(THE PROBLEM):
Each line below must be set down exactly; omit any image you find.

(SUPPLIED INFORMATION):
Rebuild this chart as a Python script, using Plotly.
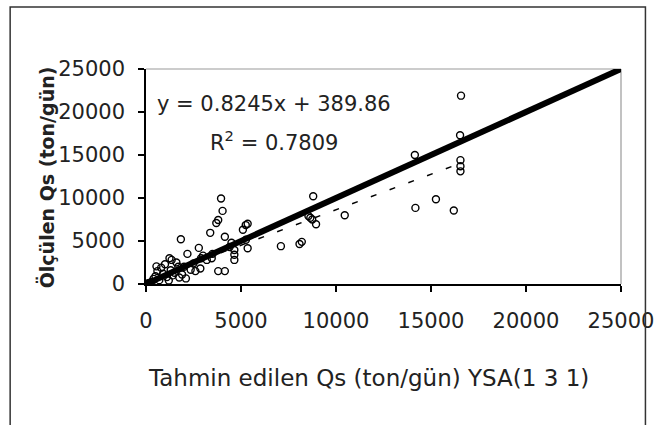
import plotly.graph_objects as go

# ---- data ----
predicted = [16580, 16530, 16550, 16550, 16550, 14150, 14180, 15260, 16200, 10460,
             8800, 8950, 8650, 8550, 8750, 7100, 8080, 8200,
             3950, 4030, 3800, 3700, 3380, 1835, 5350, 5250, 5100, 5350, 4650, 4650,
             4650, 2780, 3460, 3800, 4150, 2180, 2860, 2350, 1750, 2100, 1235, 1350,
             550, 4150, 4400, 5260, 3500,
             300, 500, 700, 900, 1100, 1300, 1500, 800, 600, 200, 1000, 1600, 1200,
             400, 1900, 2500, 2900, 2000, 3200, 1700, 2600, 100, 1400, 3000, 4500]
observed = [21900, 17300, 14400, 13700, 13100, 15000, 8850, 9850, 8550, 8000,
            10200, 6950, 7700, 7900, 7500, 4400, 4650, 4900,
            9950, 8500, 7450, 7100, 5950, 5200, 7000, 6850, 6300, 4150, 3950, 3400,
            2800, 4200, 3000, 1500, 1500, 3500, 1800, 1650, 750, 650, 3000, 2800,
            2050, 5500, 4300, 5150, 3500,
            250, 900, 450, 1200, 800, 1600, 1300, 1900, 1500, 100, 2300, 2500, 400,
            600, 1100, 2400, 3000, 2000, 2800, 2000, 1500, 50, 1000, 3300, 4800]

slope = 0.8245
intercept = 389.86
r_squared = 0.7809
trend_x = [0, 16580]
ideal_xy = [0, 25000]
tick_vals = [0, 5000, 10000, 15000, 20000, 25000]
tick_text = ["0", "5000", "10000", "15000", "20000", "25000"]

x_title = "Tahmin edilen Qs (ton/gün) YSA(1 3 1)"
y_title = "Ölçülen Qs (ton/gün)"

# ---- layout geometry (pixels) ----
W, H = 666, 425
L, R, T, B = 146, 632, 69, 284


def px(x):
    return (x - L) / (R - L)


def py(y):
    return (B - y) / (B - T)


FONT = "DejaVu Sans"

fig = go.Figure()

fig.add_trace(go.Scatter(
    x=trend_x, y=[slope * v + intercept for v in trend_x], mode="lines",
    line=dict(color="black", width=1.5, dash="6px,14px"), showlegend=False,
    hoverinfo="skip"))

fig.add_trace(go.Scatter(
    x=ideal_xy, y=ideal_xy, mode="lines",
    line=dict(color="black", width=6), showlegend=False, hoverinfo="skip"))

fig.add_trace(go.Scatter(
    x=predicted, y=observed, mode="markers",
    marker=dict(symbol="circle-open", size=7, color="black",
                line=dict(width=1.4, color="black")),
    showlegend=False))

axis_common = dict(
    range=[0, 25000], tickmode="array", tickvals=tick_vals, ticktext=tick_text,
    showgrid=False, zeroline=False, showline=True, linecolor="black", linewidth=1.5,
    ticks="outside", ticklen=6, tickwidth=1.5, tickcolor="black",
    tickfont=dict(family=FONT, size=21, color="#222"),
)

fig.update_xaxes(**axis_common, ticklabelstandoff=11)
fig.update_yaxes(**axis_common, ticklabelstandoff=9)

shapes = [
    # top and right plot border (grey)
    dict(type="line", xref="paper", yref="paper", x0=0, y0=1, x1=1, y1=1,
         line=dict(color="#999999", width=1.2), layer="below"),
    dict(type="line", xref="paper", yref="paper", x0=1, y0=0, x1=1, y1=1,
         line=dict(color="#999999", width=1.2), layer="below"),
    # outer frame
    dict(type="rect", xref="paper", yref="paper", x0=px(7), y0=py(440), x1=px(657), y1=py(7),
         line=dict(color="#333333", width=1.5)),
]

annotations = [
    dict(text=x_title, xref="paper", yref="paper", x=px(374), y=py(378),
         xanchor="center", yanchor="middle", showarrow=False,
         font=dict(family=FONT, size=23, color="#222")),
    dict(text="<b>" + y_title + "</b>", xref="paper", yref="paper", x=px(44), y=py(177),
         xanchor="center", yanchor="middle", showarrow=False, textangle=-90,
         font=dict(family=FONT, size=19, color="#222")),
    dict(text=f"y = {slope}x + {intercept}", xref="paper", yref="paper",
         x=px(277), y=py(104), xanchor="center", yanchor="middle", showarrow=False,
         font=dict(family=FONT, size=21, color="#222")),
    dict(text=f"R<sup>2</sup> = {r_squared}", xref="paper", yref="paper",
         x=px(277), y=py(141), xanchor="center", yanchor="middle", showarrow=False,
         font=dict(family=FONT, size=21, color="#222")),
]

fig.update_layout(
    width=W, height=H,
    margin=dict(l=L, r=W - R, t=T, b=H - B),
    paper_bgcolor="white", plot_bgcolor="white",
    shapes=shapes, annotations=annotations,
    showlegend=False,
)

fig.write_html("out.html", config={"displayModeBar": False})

(RESULT FOR THIS EXERCISE):
Rebuild this chart as a Python script, using Plotly.
import plotly.graph_objects as go

# ---- data ----
predicted = [16580, 16530, 16550, 16550, 16550, 14150, 14180, 15260, 16200, 10460,
             8800, 8950, 8650, 8550, 8750, 7100, 8080, 8200,
             3950, 4030, 3800, 3700, 3380, 1835, 5350, 5250, 5100, 5350, 4650, 4650,
             4650, 2780, 3460, 3800, 4150, 2180, 2860, 2350, 1750, 2100, 1235, 1350,
             550, 4150, 4400, 5260, 3500,
             300, 500, 700, 900, 1100, 1300, 1500, 800, 600, 200, 1000, 1600, 1200,
             400, 1900, 2500, 2900, 2000, 3200, 1700, 2600, 100, 1400, 3000, 4500]
observed = [21900, 17300, 14400, 13700, 13100, 15000, 8850, 9850, 8550, 8000,
            10200, 6950, 7700, 7900, 7500, 4400, 4650, 4900,
            9950, 8500, 7450, 7100, 5950, 5200, 7000, 6850, 6300, 4150, 3950, 3400,
            2800, 4200, 3000, 1500, 1500, 3500, 1800, 1650, 750, 650, 3000, 2800,
            2050, 5500, 4300, 5150, 3500,
            250, 900, 450, 1200, 800, 1600, 1300, 1900, 1500, 100, 2300, 2500, 400,
            600, 1100, 2400, 3000, 2000, 2800, 2000, 1500, 50, 1000, 3300, 4800]

slope = 0.8245
intercept = 389.86
r_squared = 0.7809
trend_x = [0, 16580]
ideal_xy = [0, 25000]
tick_vals = [0, 5000, 10000, 15000, 20000, 25000]
tick_text = ["0", "5000", "10000", "15000", "20000", "25000"]

x_title = "Tahmin edilen Qs (ton/gün) YSA(1 3 1)"
y_title = "Ölçülen Qs (ton/gün)"

# ---- layout geometry (pixels) ----
W, H = 666, 425
L, R, T, B = 146, 632, 69, 284


def px(x):
    return (x - L) / (R - L)


def py(y):
    return (B - y) / (B - T)


FONT = "DejaVu Sans"

fig = go.Figure()

fig.add_trace(go.Scatter(
    x=trend_x, y=[slope * v + intercept for v in trend_x], mode="lines",
    line=dict(color="black", width=1.5, dash="6px,14px"), showlegend=False,
    hoverinfo="skip"))

fig.add_trace(go.Scatter(
    x=ideal_xy, y=ideal_xy, mode="lines",
    line=dict(color="black", width=6), showlegend=False, hoverinfo="skip"))

fig.add_trace(go.Scatter(
    x=predicted, y=observed, mode="markers",
    marker=dict(symbol="circle-open", size=7, color="black",
                line=dict(width=1.4, color="black")),
    showlegend=False))

axis_common = dict(
    range=[0, 25000], tickmode="array", tickvals=tick_vals, ticktext=tick_text,
    showgrid=False, zeroline=False, showline=True, linecolor="black", linewidth=1.5,
    ticks="outside", ticklen=6, tickwidth=1.5, tickcolor="black",
    tickfont=dict(family=FONT, size=21, color="#222"),
)

fig.update_xaxes(**axis_common, ticklabelstandoff=11)
fig.update_yaxes(**axis_common, ticklabelstandoff=9)

shapes = [
    # top and right plot border (grey)
    dict(type="line", xref="paper", yref="paper", x0=0, y0=1, x1=1, y1=1,
         line=dict(color="#999999", width=1.2), layer="below"),
    dict(type="line", xref="paper", yref="paper", x0=1, y0=0, x1=1, y1=1,
         line=dict(color="#999999", width=1.2), layer="below"),
    # outer frame
    dict(type="rect", xref="paper", yref="paper", x0=px(7), y0=py(440), x1=px(657), y1=py(7),
         line=dict(color="#333333", width=1.5)),
]

annotations = [
    dict(text=x_title, xref="paper", yref="paper", x=px(374), y=py(378),
         xanchor="center", yanchor="middle", showarrow=False,
         font=dict(family=FONT, size=23, color="#222")),
    dict(text="<b>" + y_title + "</b>", xref="paper", yref="paper", x=px(44), y=py(177),
         xanchor="center", yanchor="middle", showarrow=False, textangle=-90,
         font=dict(family=FONT, size=19, color="#222")),
    dict(text=f"y = {slope}x + {intercept}", xref="paper", yref="paper",
         x=px(277), y=py(104), xanchor="center", yanchor="middle", showarrow=False,
         font=dict(family=FONT, size=21, color="#222")),
    dict(text=f"R<sup>2</sup> = {r_squared}", xref="paper", yref="paper",
         x=px(277), y=py(141), xanchor="center", yanchor="middle", showarrow=False,
         font=dict(family=FONT, size=21, color="#222")),
]

fig.update_layout(
    width=W, height=H,
    margin=dict(l=L, r=W - R, t=T, b=H - B),
    paper_bgcolor="white", plot_bgcolor="white",
    shapes=shapes, annotations=annotations,
    showlegend=False,
)

fig.write_html("out.html", config={"displayModeBar": False})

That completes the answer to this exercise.